They are being called the Latino 2.0s, by journalists if not sociologists yet.
They have nothing to do with the digital age, though they live in it and the White House has even hosted a Hispanic education initiative it labeled Latino 2.0.
But these aren’t digital or virtual Latinos.
They are living, breathing red, white and blue Latinos that some have even critically referred to as being vaguely Hispanic because often they don’t look like the morenito Mexican Americans typically seen in the Southwest.
Nor for that matter do they look like most of the Hispanic immigrants new to this country from Central and Latin America.
But they may be the Latinos of the future.
They are Hispanics like the new mayor of Los Angeles, Eric Garcetti, who has unwittingly created interest in other Latinos – a generation of them, perhaps more – who may not look typically Hispanic but who are at the forefront of a revolution in ethnic identity.
The credit for branding it the Latino 2.0 generation possibly belongs to Los Angeles editor Oscar Garza who recalls that his now defunct magazine Ciudad once trumpeted “how Latinos in L.A. are increasingly the children or partners of people from other ethnicities and races.”
“And now,” he says of Garcetti’s election, “L.A. has a mayor who fits that bill.
“Eric Garcetti represents the 2.0 model of Latinos in L.A.”
But the Latino 2.0 exists beyond Los Angeles and everywhere in the country where Hispanics are found, especially those who are of one non-Latino parent and the products of inter-marriages between Latinos and whites.
And those marriages have been on the steady increase in the past half century.
Latino 2.0: A growing community in L.A.
Today, according to the latest census, one fourth of married U.S.-born Latinos have non-Latino spouses – and nowhere has that phenomenon been more dramatized than in Los Angeles.
In Los Angeles, nearly 5,000 inter-ethnic couples are married each year. More than two-thirds of the county’s intermarriages involve Latinos.
More significantly, each successive generation is more likely than the past one to intermarry. A twentysomething Anglo male, for instance, is four times more likely than his father to marry a non-Anglo woman, and today that is most often a Latina.
The children from all those marriages are America’s new Latino 2.0s, as Garcetti is proving.

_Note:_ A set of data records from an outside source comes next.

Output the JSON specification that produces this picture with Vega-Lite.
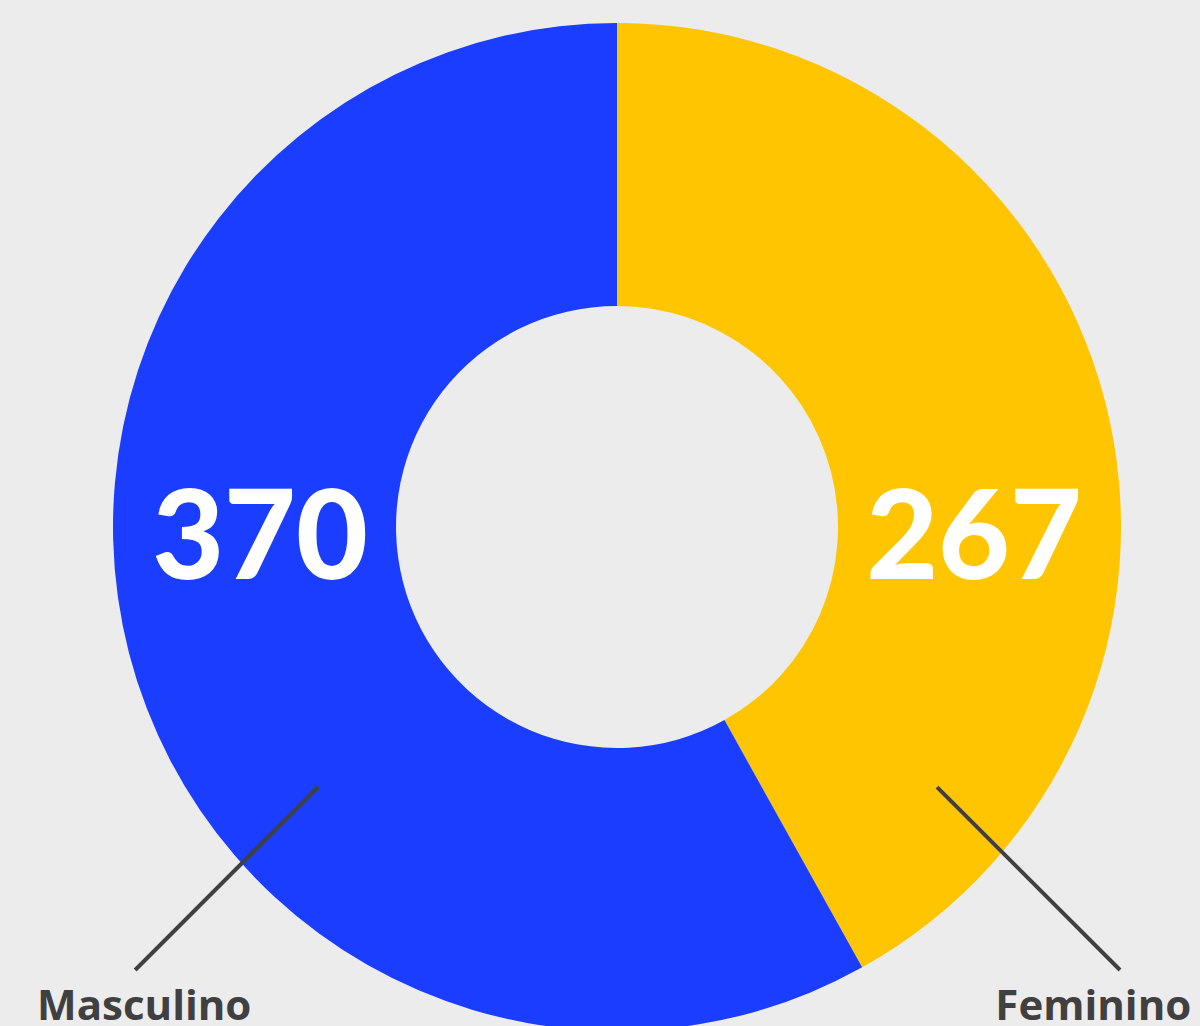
{
  "$schema": "https://vega.github.io/schema/vega-lite/v6.json",
  "autosize": {"type": "none"},
  "padding": {"left": 34, "top": 28, "right": 0, "bottom": 0},
  "width": 1166,
  "height": 998,
  "background": "#ECECEC",
  "config": {"view": {"stroke": null}},
  "data": {
    "values": [
      {"genero": "Feminino", "valor": 267},
      {"genero": "Masculino", "valor": 370}
    ]
  },
  "layer": [
    {
      "mark": {"type": "arc", "innerRadius": 221, "outerRadius": 504},
      "encoding": {
        "theta": {"field": "valor", "type": "quantitative", "stack": true},
        "color": {
          "field": "genero",
          "type": "nominal",
          "scale": {"domain": ["Feminino", "Masculino"], "range": ["#FFC500", "#1A3DFF"]},
          "legend": null
        }
      }
    },
    {
      "mark": {"type": "text", "radius": 357, "thetaOffset": 0.254, "yOffset": 15, "font": "Lato", "fontWeight": 900, "fontSize": 124, "color": "#FFFFFF", "align": "center", "baseline": "middle"},
      "encoding": {
        "theta": {"field": "valor", "type": "quantitative", "stack": true},
        "order": {"field": "genero", "type": "nominal"},
        "text": {"field": "valor", "type": "quantitative"}
      }
    },
    {
      "transform": [{"filter": "datum.genero === 'Masculino'"}],
      "mark": {"type": "rule", "color": "#404040", "strokeWidth": 4},
      "encoding": {
        "x": {"datum": -0.593, "type": "quantitative", "scale": {"domain": [-1.1567, 1.1567], "nice": false, "zero": false}, "axis": null},
        "y": {"datum": -0.516, "type": "quantitative", "scale": {"domain": [-0.9901, 0.9901], "nice": false, "zero": false}, "axis": null},
        "x2": {"datum": -0.956},
        "y2": {"datum": -0.879}
      }
    },
    {
      "transform": [{"filter": "datum.genero === 'Feminino'"}],
      "mark": {"type": "rule", "color": "#404040", "strokeWidth": 4},
      "encoding": {
        "x": {"datum": 0.635, "type": "quantitative"},
        "y": {"datum": -0.516, "type": "quantitative"},
        "x2": {"datum": 0.998},
        "y2": {"datum": -0.879}
      }
    },
    {
      "transform": [{"filter": "datum.genero === 'Masculino'"}],
      "mark": {"type": "text", "font": "Open Sans", "fontWeight": "bold", "fontSize": 42, "color": "#404040", "align": "center", "baseline": "alphabetic"},
      "encoding": {
        "x": {"datum": -0.938, "type": "quantitative"},
        "y": {"datum": -0.978, "type": "quantitative"},
        "text": {"field": "genero", "type": "nominal"}
      }
    },
    {
      "transform": [{"filter": "datum.genero === 'Feminino'"}],
      "mark": {"type": "text", "font": "Open Sans", "fontWeight": "bold", "fontSize": 42, "color": "#404040", "align": "center", "baseline": "alphabetic"},
      "encoding": {
        "x": {"datum": 0.945, "type": "quantitative"},
        "y": {"datum": -0.978, "type": "quantitative"},
        "text": {"field": "genero", "type": "nominal"}
      }
    }
  ]
}
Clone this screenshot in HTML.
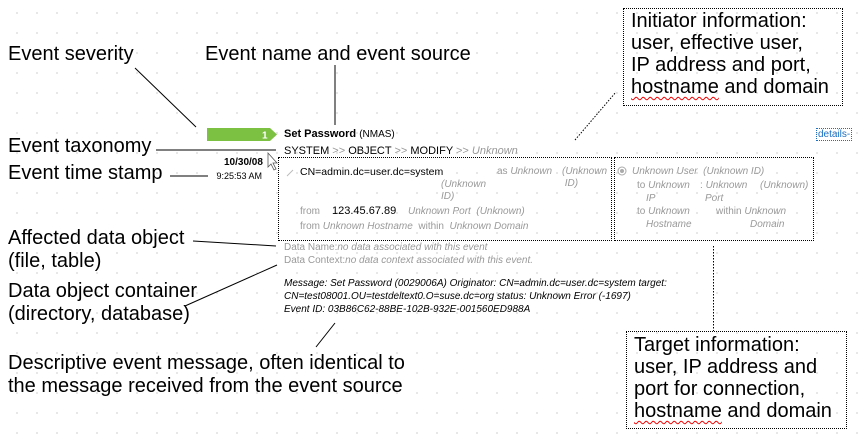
<!DOCTYPE html>
<html><head><meta charset="utf-8"><style>
html,body{margin:0;padding:0}
body{width:863px;height:438px;position:relative;overflow:hidden;background:#fff;
background-image:radial-gradient(circle,#c8c8c8 0.6px,transparent 0.9px);background-size:20px 20px;background-position:7px 3px;
font-family:"Liberation Sans",Arial,sans-serif}
.a{position:absolute;white-space:nowrap}
.L{font-size:20px;color:#000;line-height:23px}
.s{font-size:10px;color:#999;line-height:12px}
.i{font-style:italic}
.k{color:#000}
.box{position:absolute;border:1px dotted #000}
.wave{text-decoration:underline wavy #e00;text-decoration-thickness:1px;text-underline-offset:3px}
</style></head><body>
<svg class="a" style="left:0;top:0" width="863" height="438">
<g stroke="#000" stroke-width="1" fill="none">
<line x1="135" y1="68" x2="196" y2="127"/>
<line x1="156" y1="150" x2="276" y2="150"/>
<line x1="170" y1="176" x2="208" y2="176"/>
<line x1="335" y1="65" x2="335" y2="125"/>
<line x1="193" y1="241" x2="276" y2="246"/>
<line x1="185" y1="306" x2="277" y2="265"/>
<line x1="335" y1="323" x2="316" y2="347"/>
<line x1="575" y1="140" x2="616" y2="92" stroke-dasharray="1.5 1.5"/>
<line x1="713.5" y1="246" x2="713.5" y2="331" stroke-dasharray="1.5 1.5"/>
</g>
<polygon points="207,128 270,128 277,134.5 270,141 207,141" fill="#7cc142"/>
<text x="262" y="138.5" font-size="10" font-weight="bold" fill="#fff" font-family="Liberation Sans">1</text>
<path d="M268 153 L268 167 L271 164 L274 170 L276 169 L273 163 L277 163 Z" fill="#fff" stroke="#555" stroke-width="0.8"/>
<line x1="287" y1="176" x2="293" y2="170" stroke="#bbb"/>
<circle cx="622" cy="171" r="4" fill="none" stroke="#aaa"/><circle cx="622" cy="171" r="2" fill="#aaa"/>
</svg>

<div class="a L" style="left:8px;top:43px">Event severity</div>
<div class="a L" style="left:205px;top:43px">Event name and event source</div>
<div class="a L" style="left:8px;top:135px">Event taxonomy</div>
<div class="a L" style="left:8px;top:162px">Event time stamp</div>
<div class="a L" style="left:8px;top:227px">Affected data object<br>(file, table)</div>
<div class="a L" style="left:8px;top:280px">Data object container<br>(directory, database)</div>
<div class="a L" style="left:8px;top:352px">Descriptive event message, often identical to<br>the message received from the event source</div>

<div class="box" style="left:623px;top:8px;width:218px;height:96px"></div>
<div class="a L" style="left:631px;top:10px;line-height:22px">Initiator information:<br>user, effective user,<br>IP address and port,<br><span class="wave">hostname</span> and domain</div>
<div class="box" style="left:626px;top:331px;width:219px;height:96px"></div>
<div class="a L" style="left:634px;top:334px;line-height:22px">Target information:<br>user, IP address and<br>port for connection,<br><span class="wave">hostname</span> and domain</div>

<div class="a" style="left:284px;top:128px;font-size:11px"><b>Set Password</b> <span style="font-size:10px">(NMAS)</span></div>
<div class="a s" style="left:284px;top:145px;font-size:11px"><span class="k">SYSTEM</span> &gt;&gt; <span class="k">OBJECT</span> &gt;&gt; <span class="k">MODIFY</span> &gt;&gt; <span class="i">Unknown</span></div>
<div class="a" style="left:224px;top:157px;font-size:10px;font-weight:bold;width:38px;text-align:right">10/30/08</div>
<div class="a" style="left:210px;top:171px;font-size:9px;width:52px;text-align:right">9:25:53 AM</div>
<div class="a" style="left:816px;top:128px;font-size:10px;color:#1a6fc4;border:1px dotted #1a6fc4;padding:0 1px">details-</div>

<div class="box" style="left:278px;top:157px;width:332px;height:82px"></div>
<div class="a" style="left:300px;top:166px;font-size:10.5px">CN=admin.dc=user.dc=system</div>
<div class="a s" style="left:497px;top:166px">as <span class="i">Unknown</span></div>
<div class="a s i" style="left:562px;top:166px">(Unknown<br>&nbsp;ID)</div>
<div class="a s i" style="left:441px;top:179px">(Unknown<br>ID)</div>
<div class="a s" style="left:300px;top:206px">from</div>
<div class="a" style="left:332px;top:205px;font-size:11px">123.45.67.89</div>
<div class="a s i" style="left:408px;top:206px">Unknown Port &nbsp;(Unknown)</div>
<div class="a s" style="left:300px;top:221px">from <span class="i">Unknown Hostname</span> &nbsp;within &nbsp;<span class="i">Unknown Domain</span></div>

<div class="box" style="left:614px;top:157px;width:198px;height:82px"></div>
<div class="a s i" style="left:632px;top:166px">Unknown User &nbsp;(Unknown ID)</div>
<div class="a s" style="left:637px;top:180px">to <span class="i">Unknown</span></div>
<div class="a s" style="left:700px;top:180px">: <span class="i">Unknown</span></div>
<div class="a s i" style="left:760px;top:180px">(Unknown)</div>
<div class="a s i" style="left:646px;top:193px">IP</div>
<div class="a s i" style="left:705px;top:193px">Port</div>
<div class="a s" style="left:637px;top:206px">to <span class="i">Unknown</span></div>
<div class="a s" style="left:716px;top:206px">within <span class="i">Unknown</span></div>
<div class="a s i" style="left:646px;top:219px">Hostname</div>
<div class="a s i" style="left:750px;top:219px">Domain</div>

<div class="a s" style="left:284px;top:242px">Data Name:<span class="i">no data associated with this event</span></div>
<div class="a s" style="left:284px;top:255px">Data Context:<span class="i">no data context associated with this event.</span></div>
<div class="a i" style="left:284px;top:277px;font-size:10px;line-height:13px;color:#000">Message: Set Password (0029006A) Originator: CN=admin.dc=user.dc=system target:<br>CN=test08001.OU=testdeltext0.O=suse.dc=org status: Unknown Error (-1697)<br>Event ID: 03B86C62-88BE-102B-932E-001560ED988A</div>
</body></html>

As Maria-Elena Martinez, associate professor of history and ethnicity at the University of Southern California, maintains, being “Mexican” — or Latino — is not a race, but instead a melting pot of its own of a nationality.
And many of the Latino 2.0ers, like Garcetti are right in staking their claim to all of their ethnicities.
“If (the Garcetti) family migrated from Europe to become miners and became Mexicans or because of a generation being born there, by all means they are Mexican,” says Martinez.
“Of course he can claim that he has a Mexican past — that he has Mexican ancestors.”